On the Hot Seat: Jaroslav Spacek
The Sabres' highest-paid defenseman didn't record a point in the playoffs and was practically a Yard Grannie ornament on the bench for the final two games. Is he the biggest free agent bust in franchise history?

The Burning Questions
If the puck doesn't hop around on Tim Connolly like a Mexican jumping bean and make a messy taco of Chris Drury's face, does Captain Clutch find a way to lead the Sabres to a goal late in regulation or early in overtime? What will it take to make the ice at HSBC Arena as slick and smooth as the team that plays on it, actually an advantage to the home team?

Crunching the Numbers

1 - Man game lost in the series to injury (Zubrus)

1 - In the entire playoffs

13 - Miller saves in the first period of Game 3

15 - Sabre shots in three periods of Game 3

9 - Miller saves on consecutive power-play chances for Ottawa in Game 4

40 - Percentage of power plays Ottawa cashed in the first two games

0 - In the last three

7 - Goals scored by the Senators' three leading goal-scorers in the regular season (Spezza, Heatley, Alfredsson)

2 - By the Sabres' three leading goal-scorers (Vanek, Drury, Pominville)

1 - Two-goal lead lost this season by the Sabres (Game 2)

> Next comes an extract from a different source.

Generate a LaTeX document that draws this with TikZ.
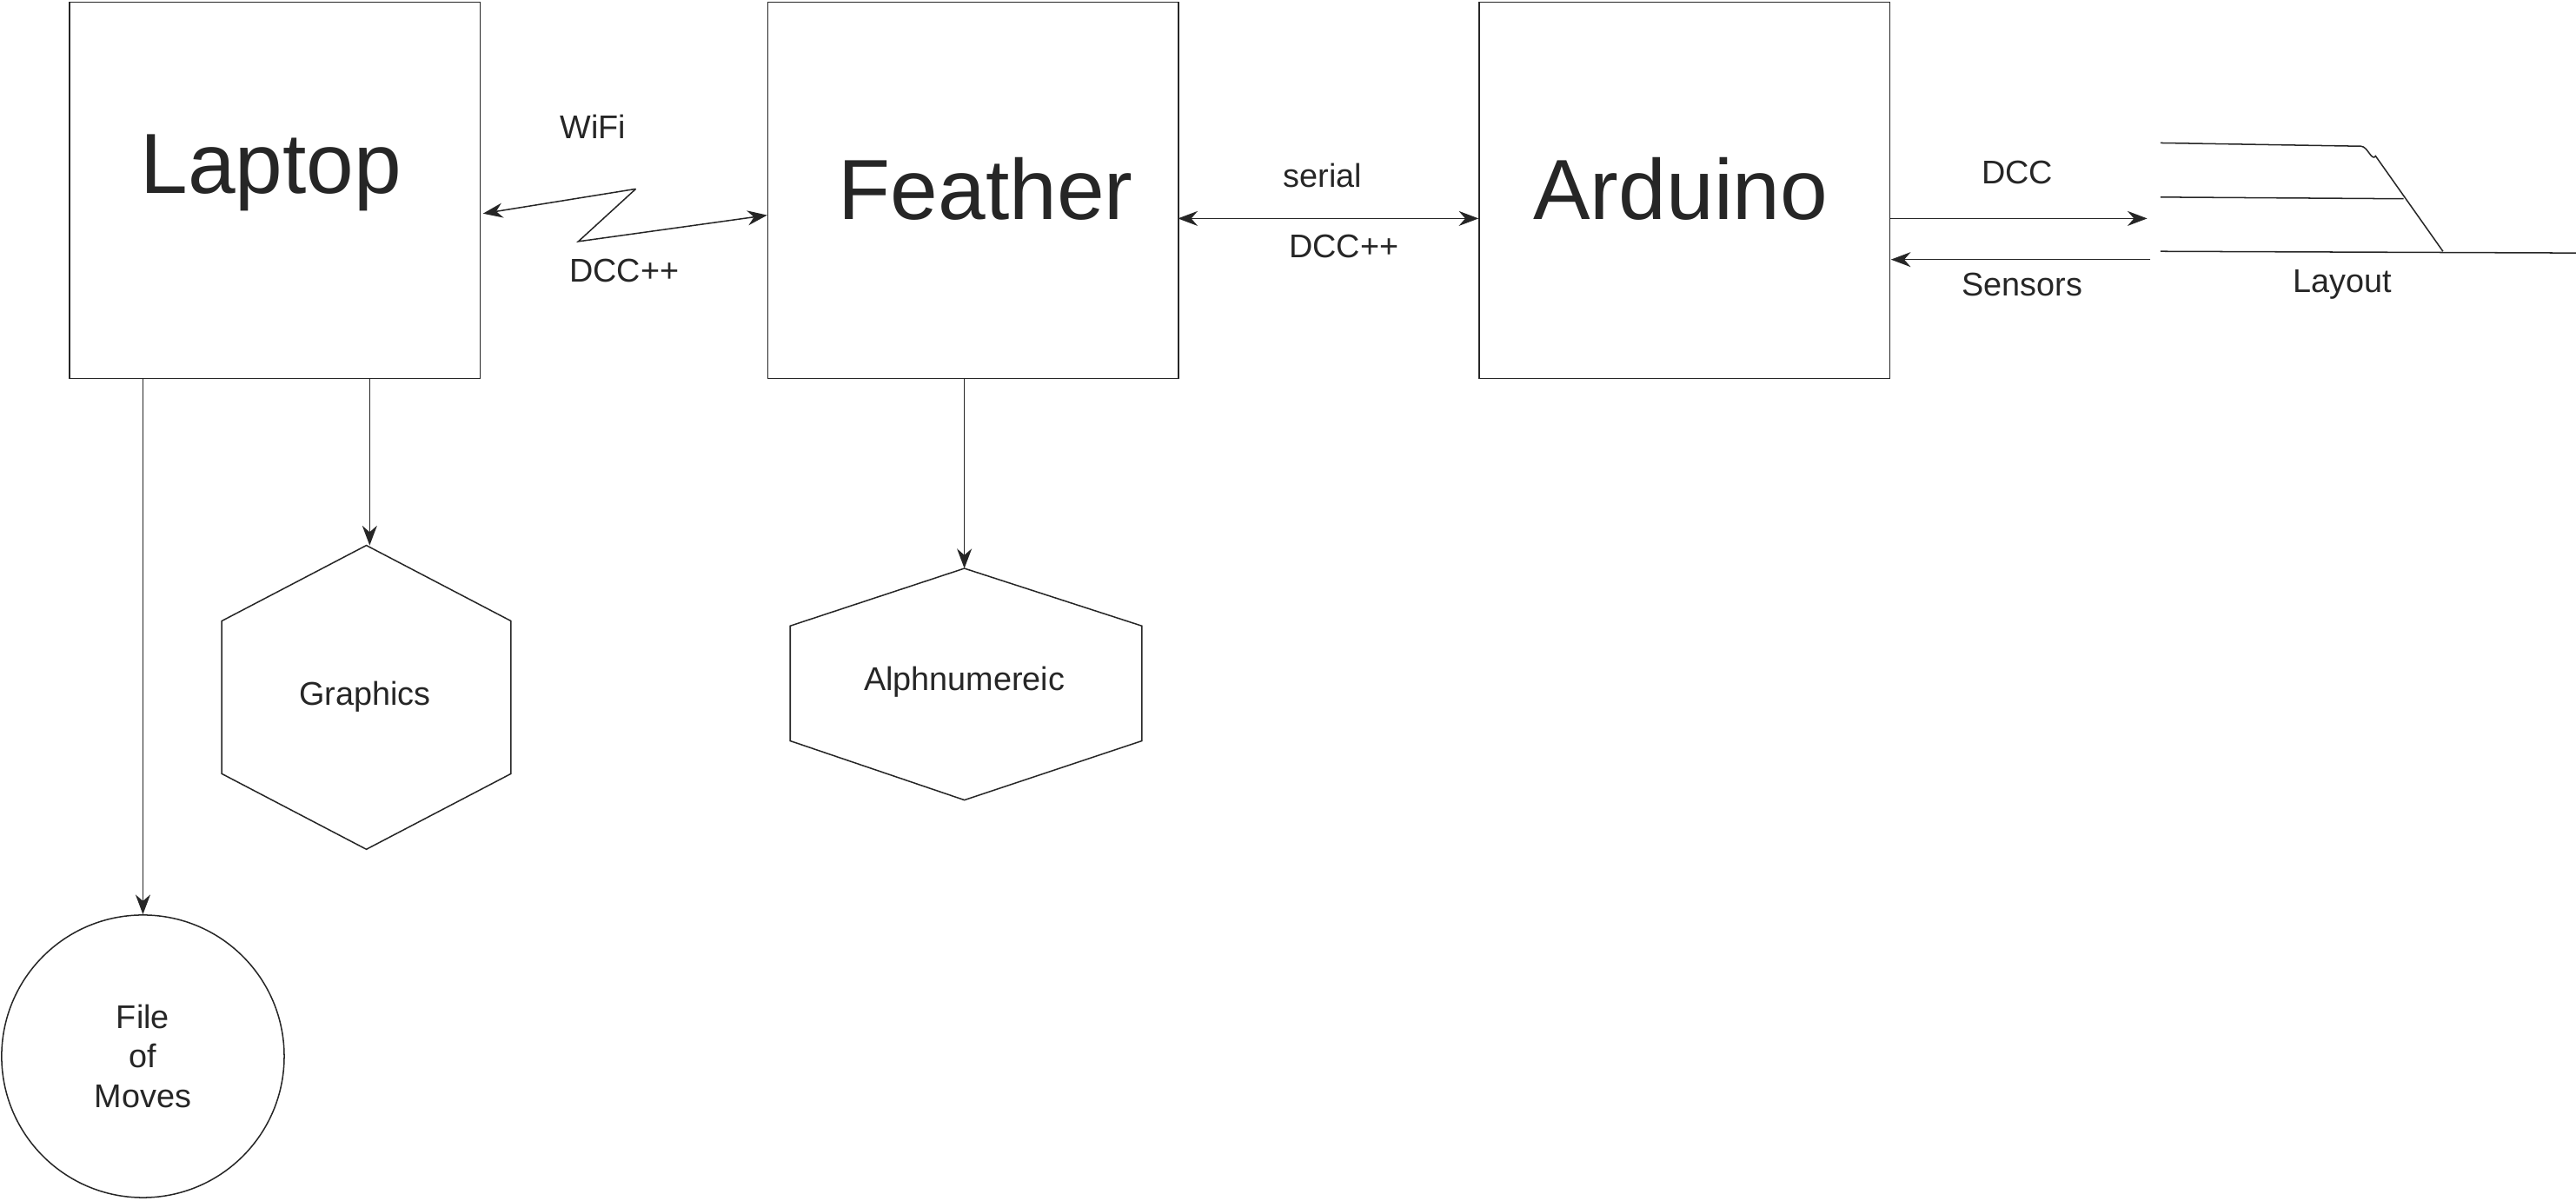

1 - Amazing poke check of the puck before it crossed the Ottawa goal line by Christoph Schubert in Game 2

2 - Heroic blocks in a row by Drury on an Ottawa power play in Game 5

1 - Death-defying Miller save in overtime

0 - Bodies laid on Daniel Alfredsson

0 - What everyone will remember

6-10-1 - Ottawa's record when they played in Buffalo on November 15

15-1-1 - Buffalo's

"Maybe they got a little bit rattled."
— Lindy Ruff on the Sabres' poor start to Game 1

In the Buffalo Wings
No House Party at HSBC Arena on Monday night. No Party in the Plaza on Wednesday night. No more good old hockey games 'til the fall.